Пресвитер Иоанн, царь Армении и Индии, выступил в поход против двух братьев — царей Персии и Мидии — и одержал над ними победу.[2]

* * *

К году 1145:

[Вначале приводится дословно все первое предложение из сообщения Оттона Фрейзингенского.] Священник Иоанн, ибо так [442] его обычно именуют, в жестокой, кровавой битве обратил персов в бегство и вышел победителем. После этой победы названный Иоанн, по слухам, отправился в поход, чтобы оказать Святой церкви в Иерусалиме военную помощь. Однако, подойдя к Тигру и не найдя судов для переправы своего войска, он вынужден был направиться к северу, где река, по дошедшим до него сведениям, обычно замерзала зимой. Там он оставался несколько лет, ожидая мороза, однако из-за теплой погоды не достиг своей цели. Из-за непривычного климата он отпустил многих воинов и, наконец, уступив уговорам, решил возвратиться на родину. Говорят, что сам он происходит из древнего рода волхвов, о которых упоминается в Евангелии, и царствует над теми же народами, которыми правили и они; слава и богатство его так велики, что скипетр его сделан из смарагда. Вдохновившись примером своих предков, которые пришли поклониться Христу в колыбели, решил он двинуться на Иерусалим, однако упомянутые причины помешали ему исполнить задуманное.

К году 1165:

В это время священник Иоанн, царь Индии, послал письма, изобилующие описанием различных чудес, многим христианским повелителям, в особенности же Мануилу Константинопольскому и римскому императору Фридриху. Мы приведем из них лишь некоторые выдержки:

«Священник Иоанн, волею и премудростью Господа нашего и Иисуса Христа царь царей и повелитель всех земных повелителей, шлет свой привет Мануилу, повелителю римлян… и т.д. 72 царя платят дань нам, величайшему [praecelentissimo] из всех царей этого мира по могуществу и мудрости. Большинство их исповедует христианство…»

К году 1170:

Обнаружены послания папы Александра, направленные им упомянутому священнику Иоанну с неким епископом Филиппом после того, как папа рукоположил его и подробно разъяснил ему учение и учреждения Святой Римской церкви. Этот Филипп был ранее прислан к папе римскому тем же самым священником Иоанном.[3]

* * *

Пресвитер Иоанн, всемогуществом Божиим и властью Господина нашего Иисуса Христа Царь царей, Повелитель повелителей [443] желает своему другу Мануилу, князю Константинопольскому, здравствовать и благоденствовать по милости Божией.

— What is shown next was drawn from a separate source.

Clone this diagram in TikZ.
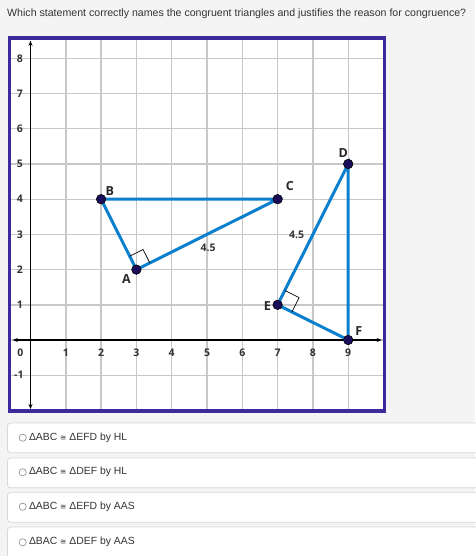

Я, пресвитер Иоанн, властелин над всеми властелинами, превосхожу всех обитающих в сем мире добродетелями, богатством и могуществом. 72 царя платят нам дань… Наше Великолепие властвует над тремя Индиями, и земли наши простираются до потусторонней Индии, где покоится тело Святого апостола Фомы… В нашем подчинении находятся 72 провинции, из которых лишь немногие населены христианами… В стране нашей водятся слоны, дромадеры, верблюды, Mela collinarum [?], Cametennus [?], Tinserete [?1, пантеры, лесные ослы, белые и красные львы, белые медведи, белые мерланы, цикады, орлы-грифоны, тигры, ламы, гиены, дикие лошади, дикие ослы, дикие быки и дикие люди, рогатые люди, одноглазые, люди с глазами спереди и сзади, кентавры, фавны, сатиры, пигмеи, гиганты вышиной в 40 локтей, циклопы — мужчины и женщины, птица, именуемая феникс, и почти все обитающие на земле породы животных…

За нашим столом ежедневно пирует 30 000 человек, не считая случайных гостей, и все они получают из наших сокровищниц подарки — коней или другое добро. Стол этот из драгоценнейшего смарагда, а поддерживают его четыре аметистовые колонны … Каждый месяц нам прислуживают поочередно 7 царей, 62 герцога, 265 графов и маркизов, не считая тех, кто состоит на какой-нибудь службе. По правой стороне нашего стола ежедневно восседают 12 архиепископов, по левой — 20 епископов, а кроме того, патриарх Святого Фомы, Сармогенский протопапа и архипапа Суз, где находится Наш славный престол и стоит Наш царский дворец…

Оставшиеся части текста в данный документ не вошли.